One outcome of this trend is that the amateur/professional distinction blurs as cultural consumers attain high levels of proficiency, acquired as a result of direct learning through popular media (books, TV shows, Internet, etc.) and experimentation and support provided by social feedback from other enthusiasts. Developments in information and communications technology (ICT) have made these sorts of social learning networks far easier to form and access (Shirky, 2009). An example is ‘canon rock’ – a micro-culture in YouTube of self-filmed amateur solo guitar videos with highly stylized arrangements. It is a cultural consumption community that challenges each other in virtuosity and display of new techniques and in feedback. Yet it is possible that none of the members of this micro-culture have ever met. Similar things happen on Flickr, where amateur photographers post and discuss each other’s work. This sort of new-technology-mediated involvement in a community that produces and consumes culture can enable a higher level of cultural proficiency and experience than any individual might achieve operating alone. New technologies can thus change preferences by extending the range of competently consumable experience.

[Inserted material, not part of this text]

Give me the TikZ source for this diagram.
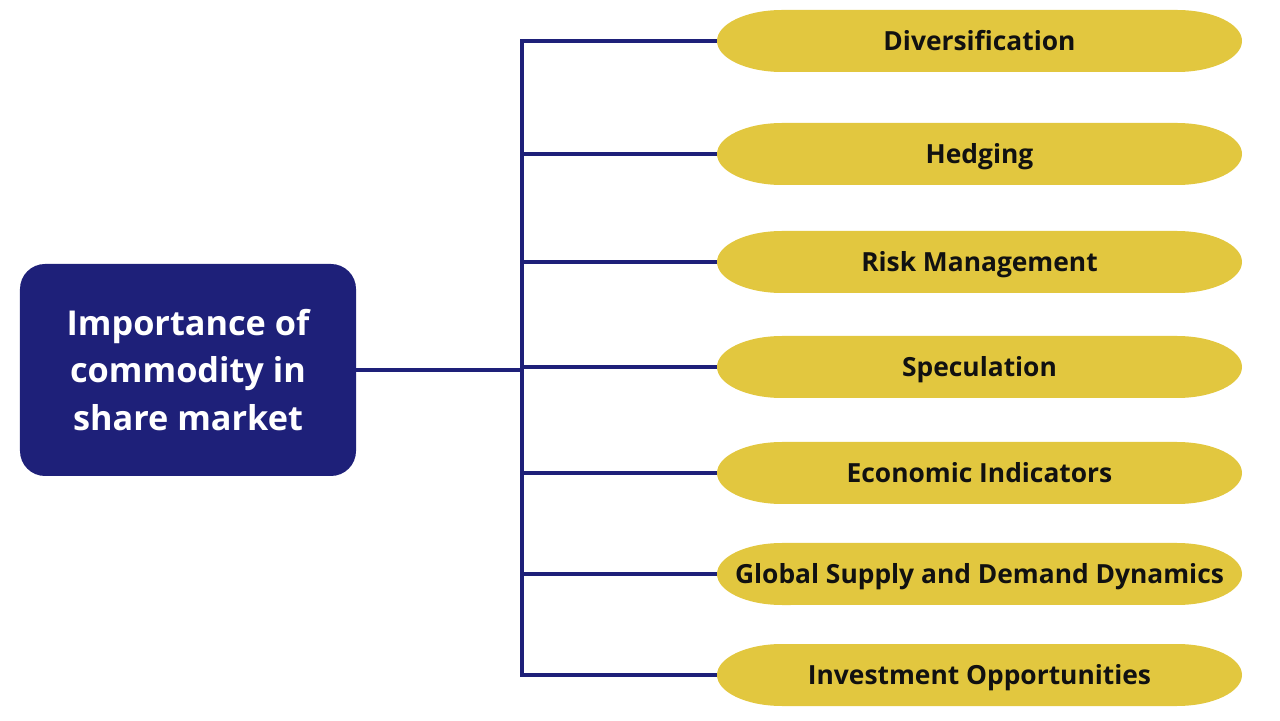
\documentclass[tikz,border=0pt]{standalone}
\usepackage{fontspec}
\setmainfont{Open Sans}
\usepackage{tikz}
\usetikzlibrary{positioning,calc}
\definecolor{navy}{HTML}{1E2079}
\definecolor{gold}{HTML}{E2C73F}
\definecolor{ink}{HTML}{111111}
\tikzset{
  topic/.style={rectangle, rounded corners=0.5cm, fill=navy, text=white,
                align=center, font=\fontsize{19.5}{27}\selectfont\bfseries,
                minimum width=6.72cm, minimum height=4.24cm},
  pill/.style={minimum width=10.5cm, minimum height=1.24cm, inner sep=0pt,
               text height=10.7pt, text depth=0pt,
               text=ink, font=\fontsize{15}{18}\selectfont\bfseries,
               path picture={\fill[gold]
                 ([xshift=1.3cm]path picture bounding box.north west)
                 -- ([xshift=-1.3cm]path picture bounding box.north east)
                 arc[start angle=90, end angle=-90, x radius=1.3cm, y radius=0.62cm]
                 -- ([xshift=1.3cm]path picture bounding box.south west)
                 arc[start angle=270, end angle=90, x radius=1.3cm, y radius=0.62cm]
                 -- cycle;}},
  link/.style={draw=navy, line width=2.1pt}
}

\begin{document}
\begin{tikzpicture}
  \useasboundingbox (0,0) rectangle (25.6,14.4);
  \node[topic] (main) at (3.76,7.0) {Importance of\\commodity in\\share market};

  \node[pill] (p1) at (19.59,13.58) {Diversification};
  \node[pill] (p2) at (19.59,11.32) {Hedging};
  \node[pill] (p3) at (19.59,9.16) {Risk Management};
  \node[pill] (p4) at (19.59,7.06) {Speculation};
  \node[pill] (p5) at (19.59,4.94) {Economic Indicators};
  \node[pill] (p6) at (19.59,2.92) {Global Supply and Demand Dynamics};
  \node[pill] (p7) at (19.59,0.9) {Investment Opportunities};

  % trunk of the bracket
  \coordinate (trunk) at (10.44,7.0);
  \draw[link] (p1.west) -- (p1.west -| trunk) -- (p7.west -| trunk) -- (p7.west);
  \foreach \i in {2,...,6}
     \draw[link] (p\i.west -| trunk) -- (p\i.west);
  \draw[link] (main.east) -- (main.east -| trunk);
\end{tikzpicture}
\end{document}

It should be noted of course that this explosion of amateur and consumer-driven variety does not necessarily imply an increase in quality. It can be argued that it is more difficult now to discover quality, due to the avalanche of quantity and variety loosened by new technology. Still, however, this depends upon perspective. It is reasonable to conjecture that average quality has declined. This is certainly true at the lower tail of the distribution, but it is an open question whether this has also occurred in the upper tails where lowered access costs may in fact have brought forth more amateur genius, even at the cost of lost attention to experienced professional artists. The nature of this balance and its cultural implications remains a key question for further research on the cultural effects of new technology.

9.5 Conclusion

New technology affects cultural consumption by lowering its relative price, increasing quantity demanded within that range. However, new technology also makes for better consumption by affecting its quality (i.e. by adding new demand curves). Also affected are the preferences of agents, changing the shape and existence of such demand curves. The effect of digital technologies has been to lower the cost (in many cases to zero) and to increase the variety of cultural consumption opportunities. Distinct economic patterns of technological change enable us to move down existing demand curves and access new demand curves. New digital and media technologies have experienced such intense competition that it is unsurprising that these new opportunities are now largely in the minds and hands of consumers. New technologies improve the efficiency of cultural production, an outcome that is to be expected. What is interesting, however, is the extent to which these new and particularly digital technologies have significantly empowered consumer participation in the production of culture. Indeed, this feature is arguably the most interesting frontier of research in the economics of culture.